For Extra Space Storage, 2018 was another solid year, with same-store revenue in line with expectations. According to Joe Margolis, CEO of the REIT, the company’s diversified portfolio and best-in-class platform are maintaining very high occupancies while producing positive rate growth despite a challenging environment with new supply in many markets.
On the firm’s Q4 earnings call, Margolis noted that “Expenses were also generally in line with expectations with the exception of a couple of uncontrollable expenses which hit in the first half of the year. Our team stepped up and did a great job with controllable expenses, especially in the last two quarters and found ways to offset some of the expense growth through savings and efficiencies.”

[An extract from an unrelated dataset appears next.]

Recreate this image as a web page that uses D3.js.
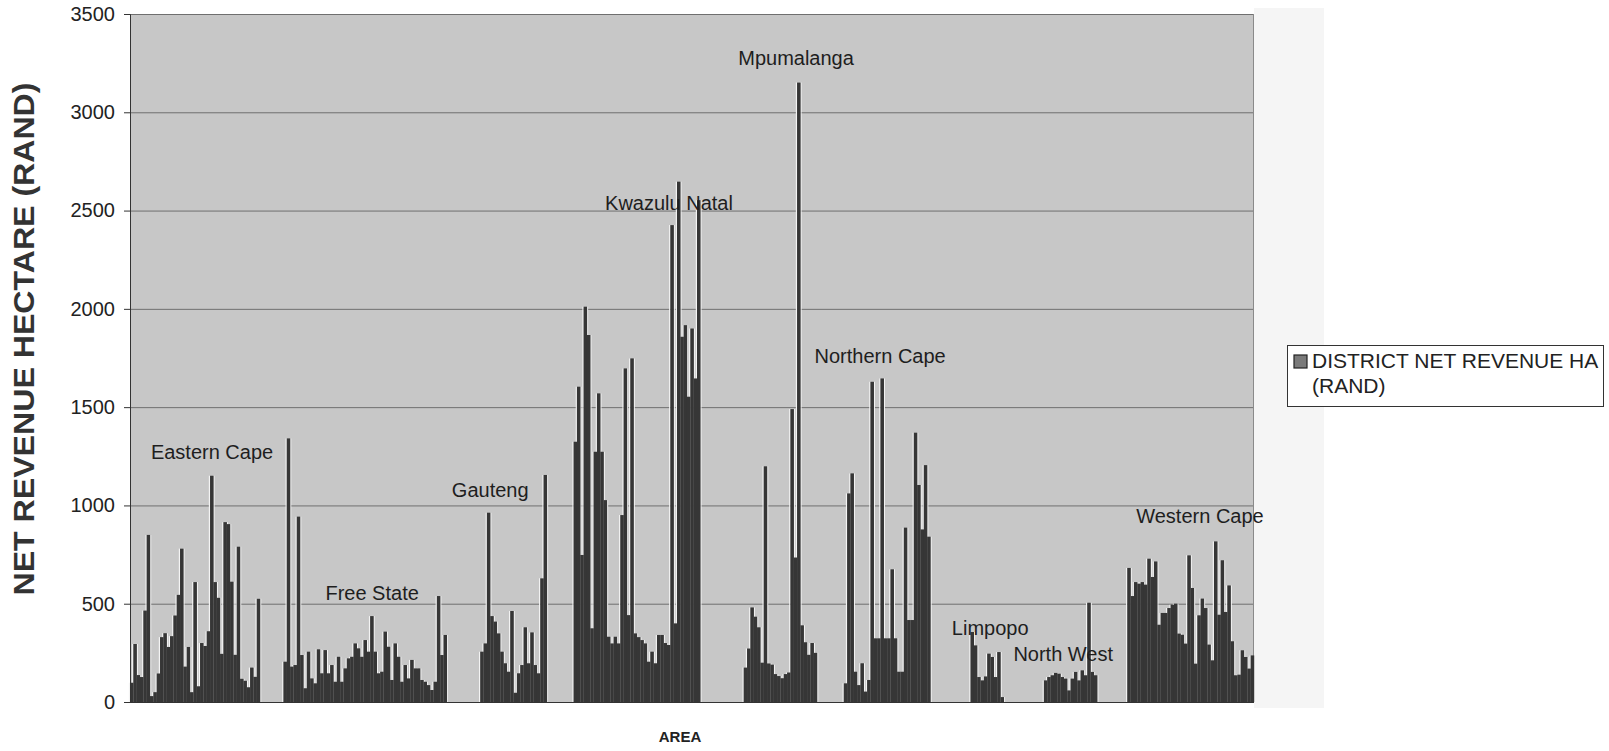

The REIT’s same-store NOI grew 4% for the year despite a challenging operating environment, he explained. “Same-store NOI was enhanced by our strong external growth from third-party management and off-market acquisitions resulting in core FFO growth of 6.6% which was above the high-end of our annual guidance.”
Looking forward to 2019, he noted that many of the themes are similar to 2018. “We continue to see new supply delivered in many markets. The rate of deliveries has started to slow, and while we still believe new openings in 2019 will be lower than in 2018, we expect the impact of new supply to be greater due to the cumulative impact of several years of elevated development. These concerns are the same concerns we discussed on our call a year ago. However, there are also some encouraging themes from last year that will continue into 2019.”
First, the economy continues to be healthy, he said. Second, “we are in a need-based industry with steady demand and solid fundamentals. Third, concerns about declining use of storage due to millennials, disruptive new businesses or otherwise are proving to be ill-founded. And fourth, large operators continue to have a significant technology advantage over most of the industry.”
As a result, he said, occupancy remains very strong and the company has positive rate growth in most markets. “We have a geographically diverse portfolio and a platform built to drive traffic to our stores, our website and our call centers. In short, Extra Space is well prepared to navigate today’s competitive landscape.”